[Instructions to follow] Reproduce, character for character, the lines below from the first through the one with "0.74, 0.87, 0.90, 1.17, 0.95, 0.53, 0.47, 0.82, 1.22, 1.46]". Leave pictures out.

[Data section]
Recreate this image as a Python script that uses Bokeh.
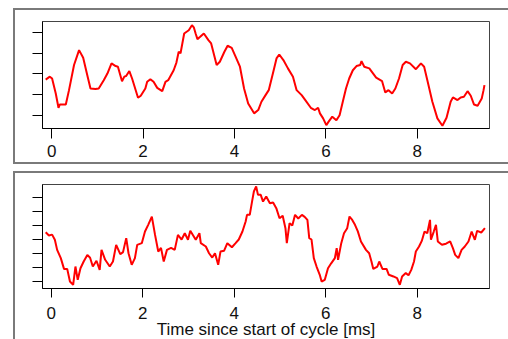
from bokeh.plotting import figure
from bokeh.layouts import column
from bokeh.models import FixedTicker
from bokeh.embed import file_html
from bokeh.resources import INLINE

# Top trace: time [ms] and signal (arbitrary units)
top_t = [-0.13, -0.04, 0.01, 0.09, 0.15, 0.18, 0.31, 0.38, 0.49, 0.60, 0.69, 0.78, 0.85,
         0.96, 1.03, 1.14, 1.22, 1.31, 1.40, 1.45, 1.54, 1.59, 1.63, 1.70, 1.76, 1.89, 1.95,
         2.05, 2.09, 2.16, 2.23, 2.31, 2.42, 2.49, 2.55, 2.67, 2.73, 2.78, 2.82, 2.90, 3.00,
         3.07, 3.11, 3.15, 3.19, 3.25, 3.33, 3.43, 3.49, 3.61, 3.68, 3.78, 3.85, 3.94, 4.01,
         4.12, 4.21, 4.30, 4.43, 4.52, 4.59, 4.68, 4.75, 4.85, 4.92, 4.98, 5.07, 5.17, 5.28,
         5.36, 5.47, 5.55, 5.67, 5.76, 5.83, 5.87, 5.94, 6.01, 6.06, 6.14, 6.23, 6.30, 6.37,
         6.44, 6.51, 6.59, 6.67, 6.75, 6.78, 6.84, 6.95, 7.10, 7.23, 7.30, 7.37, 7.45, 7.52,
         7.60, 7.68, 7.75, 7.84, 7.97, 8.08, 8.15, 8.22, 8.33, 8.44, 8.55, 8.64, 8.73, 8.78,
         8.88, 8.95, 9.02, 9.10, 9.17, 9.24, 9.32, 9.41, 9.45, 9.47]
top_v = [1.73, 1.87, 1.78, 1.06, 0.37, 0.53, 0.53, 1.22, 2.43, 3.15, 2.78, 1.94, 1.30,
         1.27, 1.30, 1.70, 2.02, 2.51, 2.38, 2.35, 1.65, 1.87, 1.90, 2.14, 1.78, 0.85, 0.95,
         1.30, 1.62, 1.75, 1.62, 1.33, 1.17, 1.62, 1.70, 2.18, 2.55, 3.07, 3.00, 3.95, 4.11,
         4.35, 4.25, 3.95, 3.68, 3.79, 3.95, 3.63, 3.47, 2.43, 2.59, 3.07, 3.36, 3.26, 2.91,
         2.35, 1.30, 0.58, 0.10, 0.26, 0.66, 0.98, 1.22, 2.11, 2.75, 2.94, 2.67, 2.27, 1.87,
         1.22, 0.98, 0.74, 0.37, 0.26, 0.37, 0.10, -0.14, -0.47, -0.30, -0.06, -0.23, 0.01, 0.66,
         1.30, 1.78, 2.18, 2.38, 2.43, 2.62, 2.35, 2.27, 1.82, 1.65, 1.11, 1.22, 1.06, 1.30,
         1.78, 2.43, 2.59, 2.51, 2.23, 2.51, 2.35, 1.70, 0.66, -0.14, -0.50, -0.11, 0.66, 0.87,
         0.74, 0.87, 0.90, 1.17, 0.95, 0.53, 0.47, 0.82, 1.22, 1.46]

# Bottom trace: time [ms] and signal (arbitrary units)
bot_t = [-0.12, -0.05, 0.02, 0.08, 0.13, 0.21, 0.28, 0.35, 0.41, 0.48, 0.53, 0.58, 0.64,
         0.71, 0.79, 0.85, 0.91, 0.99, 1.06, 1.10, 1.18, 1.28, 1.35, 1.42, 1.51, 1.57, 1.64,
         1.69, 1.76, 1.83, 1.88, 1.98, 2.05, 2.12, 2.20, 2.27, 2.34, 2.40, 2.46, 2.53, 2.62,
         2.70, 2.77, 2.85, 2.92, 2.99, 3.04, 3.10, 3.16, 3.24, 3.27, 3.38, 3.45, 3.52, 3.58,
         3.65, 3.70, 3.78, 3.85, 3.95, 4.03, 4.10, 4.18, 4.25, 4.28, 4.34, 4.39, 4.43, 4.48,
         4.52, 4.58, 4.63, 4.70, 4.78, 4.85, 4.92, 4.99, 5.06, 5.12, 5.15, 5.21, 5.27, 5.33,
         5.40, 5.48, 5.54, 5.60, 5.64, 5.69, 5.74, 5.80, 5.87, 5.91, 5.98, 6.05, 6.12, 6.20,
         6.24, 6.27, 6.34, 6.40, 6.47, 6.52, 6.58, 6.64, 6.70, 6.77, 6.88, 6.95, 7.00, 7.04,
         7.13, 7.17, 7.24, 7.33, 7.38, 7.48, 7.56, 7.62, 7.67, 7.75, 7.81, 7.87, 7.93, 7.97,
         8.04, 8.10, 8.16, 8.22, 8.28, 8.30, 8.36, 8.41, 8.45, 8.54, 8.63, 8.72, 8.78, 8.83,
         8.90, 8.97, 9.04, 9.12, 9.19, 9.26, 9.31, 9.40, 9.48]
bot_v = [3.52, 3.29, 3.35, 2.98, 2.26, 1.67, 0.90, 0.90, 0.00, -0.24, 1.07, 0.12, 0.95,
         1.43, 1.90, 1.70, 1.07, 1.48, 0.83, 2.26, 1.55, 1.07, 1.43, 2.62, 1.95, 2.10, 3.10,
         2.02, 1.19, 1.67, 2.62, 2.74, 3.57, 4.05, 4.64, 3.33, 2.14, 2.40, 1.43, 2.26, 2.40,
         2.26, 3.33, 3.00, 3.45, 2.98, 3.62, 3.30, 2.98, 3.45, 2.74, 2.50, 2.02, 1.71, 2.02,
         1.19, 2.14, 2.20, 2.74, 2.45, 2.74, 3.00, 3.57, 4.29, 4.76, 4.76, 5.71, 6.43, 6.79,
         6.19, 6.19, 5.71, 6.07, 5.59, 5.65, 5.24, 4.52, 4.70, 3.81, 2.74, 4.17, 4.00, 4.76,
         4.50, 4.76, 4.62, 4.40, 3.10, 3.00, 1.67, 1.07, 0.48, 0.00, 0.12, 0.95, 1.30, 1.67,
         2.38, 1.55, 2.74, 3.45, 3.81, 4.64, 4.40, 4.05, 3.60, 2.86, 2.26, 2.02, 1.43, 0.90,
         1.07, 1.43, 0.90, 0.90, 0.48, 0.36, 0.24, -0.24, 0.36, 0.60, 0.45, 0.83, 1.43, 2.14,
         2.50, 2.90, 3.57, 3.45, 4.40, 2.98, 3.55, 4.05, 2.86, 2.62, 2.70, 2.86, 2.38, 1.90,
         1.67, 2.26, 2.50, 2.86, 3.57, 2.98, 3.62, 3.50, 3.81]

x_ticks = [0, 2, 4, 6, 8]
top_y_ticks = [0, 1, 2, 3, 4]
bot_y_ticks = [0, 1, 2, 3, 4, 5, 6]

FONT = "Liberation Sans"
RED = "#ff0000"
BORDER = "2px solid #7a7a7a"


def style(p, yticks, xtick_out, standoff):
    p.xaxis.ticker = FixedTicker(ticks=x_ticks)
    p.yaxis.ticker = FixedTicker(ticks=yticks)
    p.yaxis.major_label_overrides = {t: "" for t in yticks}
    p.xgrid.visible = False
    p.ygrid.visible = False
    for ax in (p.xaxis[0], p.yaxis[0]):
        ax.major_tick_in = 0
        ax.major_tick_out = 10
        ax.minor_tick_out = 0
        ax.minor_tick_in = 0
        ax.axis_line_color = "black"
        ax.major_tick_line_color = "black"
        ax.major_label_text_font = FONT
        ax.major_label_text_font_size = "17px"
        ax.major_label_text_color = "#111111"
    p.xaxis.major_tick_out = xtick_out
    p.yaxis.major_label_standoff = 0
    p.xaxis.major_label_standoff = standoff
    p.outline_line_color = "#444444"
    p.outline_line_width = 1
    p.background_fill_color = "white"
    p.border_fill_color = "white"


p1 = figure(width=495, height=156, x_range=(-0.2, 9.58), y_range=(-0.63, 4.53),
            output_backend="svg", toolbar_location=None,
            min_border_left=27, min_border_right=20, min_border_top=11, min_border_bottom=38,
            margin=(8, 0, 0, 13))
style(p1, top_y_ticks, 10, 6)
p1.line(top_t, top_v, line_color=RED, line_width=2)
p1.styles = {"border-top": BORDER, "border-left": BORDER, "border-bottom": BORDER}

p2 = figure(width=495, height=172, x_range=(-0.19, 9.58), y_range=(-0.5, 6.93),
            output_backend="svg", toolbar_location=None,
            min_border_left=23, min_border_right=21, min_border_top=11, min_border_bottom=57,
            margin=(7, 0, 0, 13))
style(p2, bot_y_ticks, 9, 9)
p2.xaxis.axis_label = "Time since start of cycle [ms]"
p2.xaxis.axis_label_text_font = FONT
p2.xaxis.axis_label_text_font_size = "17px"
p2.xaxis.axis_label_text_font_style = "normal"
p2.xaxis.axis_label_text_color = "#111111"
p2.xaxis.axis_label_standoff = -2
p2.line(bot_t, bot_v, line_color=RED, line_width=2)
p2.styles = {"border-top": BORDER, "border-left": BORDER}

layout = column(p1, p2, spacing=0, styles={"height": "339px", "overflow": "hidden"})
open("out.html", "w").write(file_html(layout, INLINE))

[Full output]
Recreate this image as a Python script that uses Bokeh.
from bokeh.plotting import figure
from bokeh.layouts import column
from bokeh.models import FixedTicker
from bokeh.embed import file_html
from bokeh.resources import INLINE

# Top trace: time [ms] and signal (arbitrary units)
top_t = [-0.13, -0.04, 0.01, 0.09, 0.15, 0.18, 0.31, 0.38, 0.49, 0.60, 0.69, 0.78, 0.85,
         0.96, 1.03, 1.14, 1.22, 1.31, 1.40, 1.45, 1.54, 1.59, 1.63, 1.70, 1.76, 1.89, 1.95,
         2.05, 2.09, 2.16, 2.23, 2.31, 2.42, 2.49, 2.55, 2.67, 2.73, 2.78, 2.82, 2.90, 3.00,
         3.07, 3.11, 3.15, 3.19, 3.25, 3.33, 3.43, 3.49, 3.61, 3.68, 3.78, 3.85, 3.94, 4.01,
         4.12, 4.21, 4.30, 4.43, 4.52, 4.59, 4.68, 4.75, 4.85, 4.92, 4.98, 5.07, 5.17, 5.28,
         5.36, 5.47, 5.55, 5.67, 5.76, 5.83, 5.87, 5.94, 6.01, 6.06, 6.14, 6.23, 6.30, 6.37,
         6.44, 6.51, 6.59, 6.67, 6.75, 6.78, 6.84, 6.95, 7.10, 7.23, 7.30, 7.37, 7.45, 7.52,
         7.60, 7.68, 7.75, 7.84, 7.97, 8.08, 8.15, 8.22, 8.33, 8.44, 8.55, 8.64, 8.73, 8.78,
         8.88, 8.95, 9.02, 9.10, 9.17, 9.24, 9.32, 9.41, 9.45, 9.47]
top_v = [1.73, 1.87, 1.78, 1.06, 0.37, 0.53, 0.53, 1.22, 2.43, 3.15, 2.78, 1.94, 1.30,
         1.27, 1.30, 1.70, 2.02, 2.51, 2.38, 2.35, 1.65, 1.87, 1.90, 2.14, 1.78, 0.85, 0.95,
         1.30, 1.62, 1.75, 1.62, 1.33, 1.17, 1.62, 1.70, 2.18, 2.55, 3.07, 3.00, 3.95, 4.11,
         4.35, 4.25, 3.95, 3.68, 3.79, 3.95, 3.63, 3.47, 2.43, 2.59, 3.07, 3.36, 3.26, 2.91,
         2.35, 1.30, 0.58, 0.10, 0.26, 0.66, 0.98, 1.22, 2.11, 2.75, 2.94, 2.67, 2.27, 1.87,
         1.22, 0.98, 0.74, 0.37, 0.26, 0.37, 0.10, -0.14, -0.47, -0.30, -0.06, -0.23, 0.01, 0.66,
         1.30, 1.78, 2.18, 2.38, 2.43, 2.62, 2.35, 2.27, 1.82, 1.65, 1.11, 1.22, 1.06, 1.30,
         1.78, 2.43, 2.59, 2.51, 2.23, 2.51, 2.35, 1.70, 0.66, -0.14, -0.50, -0.11, 0.66, 0.87,
         0.74, 0.87, 0.90, 1.17, 0.95, 0.53, 0.47, 0.82, 1.22, 1.46]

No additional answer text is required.